Addressing the OP subject, I don't think it was really the servers fault... could they have done better... maybe (remember to keep an eye out for the mayo on the side). I would have probably done about the same as you on the tip and said something. I would've though talked to the manager because ultimately the problem is the manager's fault. If the manager isn't aware he/she cannot correct and improve. So ultimately you did the right thing by addressing it with the manager. :thumbsup:
Depending on the restaurant... and as someone mentioned already, the kitchen folk generally have a lot of power. Sounded like three different servers had the same kitchen cooks not care or follow directions on the order. This is often the case at a relatively cheap restaurants where there aren't a lot of special requests and the servers aren't keen on 'watching out' for the customer. Cooks (not chefs) generally don't have a passion for their creations either. Servers in these type restaurants (in the US) don't generally make a lot of money salary and/or tips. Often they have to split their tip with other staff as well. Additionally, and I am not an totally up to speed on relevant tax rules, but in some cases at least, the server has to pay income tax based on assumed tips so when you 'stiff' them you are essentially taking money out of their wallet.

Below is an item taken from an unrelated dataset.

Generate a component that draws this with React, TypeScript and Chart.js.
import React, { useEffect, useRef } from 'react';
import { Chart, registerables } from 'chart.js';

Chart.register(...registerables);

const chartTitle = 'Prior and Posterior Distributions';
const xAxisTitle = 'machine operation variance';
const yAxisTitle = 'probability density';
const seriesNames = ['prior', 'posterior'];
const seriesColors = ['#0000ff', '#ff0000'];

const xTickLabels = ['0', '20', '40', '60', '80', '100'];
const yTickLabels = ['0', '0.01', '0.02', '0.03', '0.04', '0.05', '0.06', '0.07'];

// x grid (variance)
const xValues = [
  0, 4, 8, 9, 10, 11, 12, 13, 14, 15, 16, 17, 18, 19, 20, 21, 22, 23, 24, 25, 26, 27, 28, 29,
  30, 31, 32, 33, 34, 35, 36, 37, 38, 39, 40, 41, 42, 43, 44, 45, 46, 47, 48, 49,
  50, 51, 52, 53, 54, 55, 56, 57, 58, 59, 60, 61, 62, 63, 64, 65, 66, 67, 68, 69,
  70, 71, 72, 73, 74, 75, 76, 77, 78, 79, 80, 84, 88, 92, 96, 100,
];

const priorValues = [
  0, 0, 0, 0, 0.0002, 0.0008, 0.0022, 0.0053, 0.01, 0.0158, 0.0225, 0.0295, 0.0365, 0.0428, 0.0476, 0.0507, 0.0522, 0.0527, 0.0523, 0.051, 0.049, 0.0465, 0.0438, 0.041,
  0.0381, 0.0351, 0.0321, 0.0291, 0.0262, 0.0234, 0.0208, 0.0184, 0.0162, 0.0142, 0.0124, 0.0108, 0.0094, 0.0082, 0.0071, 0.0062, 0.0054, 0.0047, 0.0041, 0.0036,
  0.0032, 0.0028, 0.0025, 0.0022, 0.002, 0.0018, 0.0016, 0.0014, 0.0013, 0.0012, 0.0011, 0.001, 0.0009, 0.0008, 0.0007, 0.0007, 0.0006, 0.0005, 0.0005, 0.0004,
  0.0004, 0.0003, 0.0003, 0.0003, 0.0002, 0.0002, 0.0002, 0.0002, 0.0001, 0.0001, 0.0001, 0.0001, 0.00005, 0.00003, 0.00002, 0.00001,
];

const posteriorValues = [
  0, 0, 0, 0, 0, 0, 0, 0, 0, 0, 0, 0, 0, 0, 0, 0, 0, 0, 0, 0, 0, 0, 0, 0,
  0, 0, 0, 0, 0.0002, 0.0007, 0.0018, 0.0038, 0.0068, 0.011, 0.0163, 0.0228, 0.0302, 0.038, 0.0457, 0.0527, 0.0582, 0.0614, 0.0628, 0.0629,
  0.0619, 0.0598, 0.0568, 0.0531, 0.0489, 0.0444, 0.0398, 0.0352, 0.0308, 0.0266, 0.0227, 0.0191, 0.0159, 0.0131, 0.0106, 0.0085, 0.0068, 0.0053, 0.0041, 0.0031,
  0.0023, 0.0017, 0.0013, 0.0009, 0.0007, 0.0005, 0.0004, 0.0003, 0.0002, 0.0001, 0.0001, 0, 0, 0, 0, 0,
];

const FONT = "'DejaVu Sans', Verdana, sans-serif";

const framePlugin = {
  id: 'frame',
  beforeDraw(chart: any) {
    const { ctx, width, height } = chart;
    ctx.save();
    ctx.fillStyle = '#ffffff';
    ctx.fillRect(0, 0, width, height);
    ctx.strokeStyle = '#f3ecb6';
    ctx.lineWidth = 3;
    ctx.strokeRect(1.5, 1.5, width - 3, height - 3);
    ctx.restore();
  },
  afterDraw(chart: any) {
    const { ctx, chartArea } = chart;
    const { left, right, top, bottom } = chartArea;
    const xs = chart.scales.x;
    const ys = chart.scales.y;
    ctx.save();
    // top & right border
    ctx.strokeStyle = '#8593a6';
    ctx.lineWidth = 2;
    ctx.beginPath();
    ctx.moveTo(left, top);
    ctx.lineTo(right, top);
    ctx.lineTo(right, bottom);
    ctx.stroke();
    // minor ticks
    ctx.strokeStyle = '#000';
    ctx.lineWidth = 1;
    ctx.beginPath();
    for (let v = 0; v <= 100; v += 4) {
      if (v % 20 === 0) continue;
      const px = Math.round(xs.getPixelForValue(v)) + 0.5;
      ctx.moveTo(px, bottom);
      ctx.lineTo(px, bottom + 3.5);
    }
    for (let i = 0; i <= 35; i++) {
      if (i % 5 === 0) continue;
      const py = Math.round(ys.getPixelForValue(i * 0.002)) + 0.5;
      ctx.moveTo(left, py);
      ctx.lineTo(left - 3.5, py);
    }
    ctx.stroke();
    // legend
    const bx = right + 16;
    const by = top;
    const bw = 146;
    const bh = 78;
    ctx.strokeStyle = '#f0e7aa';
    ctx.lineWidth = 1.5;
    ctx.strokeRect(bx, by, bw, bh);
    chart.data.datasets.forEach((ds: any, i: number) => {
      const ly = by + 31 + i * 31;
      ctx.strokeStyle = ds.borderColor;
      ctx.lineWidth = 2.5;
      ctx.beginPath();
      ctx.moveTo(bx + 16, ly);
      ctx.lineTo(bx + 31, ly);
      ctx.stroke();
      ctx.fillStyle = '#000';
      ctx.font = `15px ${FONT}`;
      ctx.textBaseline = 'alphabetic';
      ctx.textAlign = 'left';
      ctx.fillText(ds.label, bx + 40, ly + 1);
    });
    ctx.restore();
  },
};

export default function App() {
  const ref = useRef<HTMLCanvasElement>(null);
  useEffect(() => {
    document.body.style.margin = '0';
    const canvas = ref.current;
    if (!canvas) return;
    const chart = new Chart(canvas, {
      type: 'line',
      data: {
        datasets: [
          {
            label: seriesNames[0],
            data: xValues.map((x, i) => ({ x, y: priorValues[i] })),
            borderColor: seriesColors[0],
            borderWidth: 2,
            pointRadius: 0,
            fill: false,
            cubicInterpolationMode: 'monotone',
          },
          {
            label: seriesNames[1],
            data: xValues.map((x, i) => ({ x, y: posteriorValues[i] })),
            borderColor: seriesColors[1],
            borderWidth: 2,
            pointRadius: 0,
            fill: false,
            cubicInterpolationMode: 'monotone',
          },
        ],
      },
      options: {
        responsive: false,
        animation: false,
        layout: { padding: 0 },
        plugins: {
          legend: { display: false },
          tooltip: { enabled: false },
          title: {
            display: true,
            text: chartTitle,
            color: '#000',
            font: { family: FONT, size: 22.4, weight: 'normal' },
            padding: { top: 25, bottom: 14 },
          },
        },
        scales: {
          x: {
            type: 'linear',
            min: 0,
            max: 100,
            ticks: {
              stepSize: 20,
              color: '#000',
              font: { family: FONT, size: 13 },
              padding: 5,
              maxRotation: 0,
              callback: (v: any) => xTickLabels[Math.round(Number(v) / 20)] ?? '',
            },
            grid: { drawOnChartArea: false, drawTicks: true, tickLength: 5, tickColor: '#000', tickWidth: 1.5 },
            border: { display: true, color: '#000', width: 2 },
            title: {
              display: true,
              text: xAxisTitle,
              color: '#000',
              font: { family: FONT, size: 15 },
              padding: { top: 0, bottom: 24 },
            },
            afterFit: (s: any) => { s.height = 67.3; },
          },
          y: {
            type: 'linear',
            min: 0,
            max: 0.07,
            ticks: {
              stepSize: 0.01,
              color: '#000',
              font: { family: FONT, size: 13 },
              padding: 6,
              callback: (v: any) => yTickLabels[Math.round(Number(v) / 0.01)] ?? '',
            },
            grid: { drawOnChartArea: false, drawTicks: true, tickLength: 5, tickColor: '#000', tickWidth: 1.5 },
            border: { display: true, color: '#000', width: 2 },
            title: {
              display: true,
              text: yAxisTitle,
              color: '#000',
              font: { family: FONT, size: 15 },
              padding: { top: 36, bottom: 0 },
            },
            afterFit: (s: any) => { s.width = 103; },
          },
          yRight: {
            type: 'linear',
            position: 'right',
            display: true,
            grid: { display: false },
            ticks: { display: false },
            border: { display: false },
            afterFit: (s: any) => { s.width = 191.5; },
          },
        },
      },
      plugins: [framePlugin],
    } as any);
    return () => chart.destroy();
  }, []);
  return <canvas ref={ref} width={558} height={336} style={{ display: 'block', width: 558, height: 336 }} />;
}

I don't have hard tipping rules and I don't think one can or should. If I order a breakfast/lunch and get coffee at a cheap diner, I will tip heavy... as much as 30% maybe even more if they are 'on it' depending on the bill amount, say $10. Think about it... many times at breakfast you get serviced as many or more times than at a dinner. Constant refills of coffee, etc. At dinner I might only tip 10% on a huge bill where they opened an expensive bottle of wine that cost as much as the rest of the meal. So it all depends. I have had bills less than $10 and some in the thousands for a large business party. In those cases, the service may be impeccable but not worth more than 20% IMO. In higher end restaurants where special requests are more common, I tend to blame the server more because this is the service I expect.
Yes, some waiters can make good money but they are generally in fine establishments and/or work very long hours. Remember there are slow times and generally they don't get as many hours as they would like. I have no problem with an experienced professional waiter making near $100K if they are excellent at what they do! As a career and maybe working in an expensive city/place to live... why not?
I do like the that I don't have to think about tipping when I am dining internationally where service fee is included... but in America we reward those who work hard/smart... I like that too, regardless of your profession.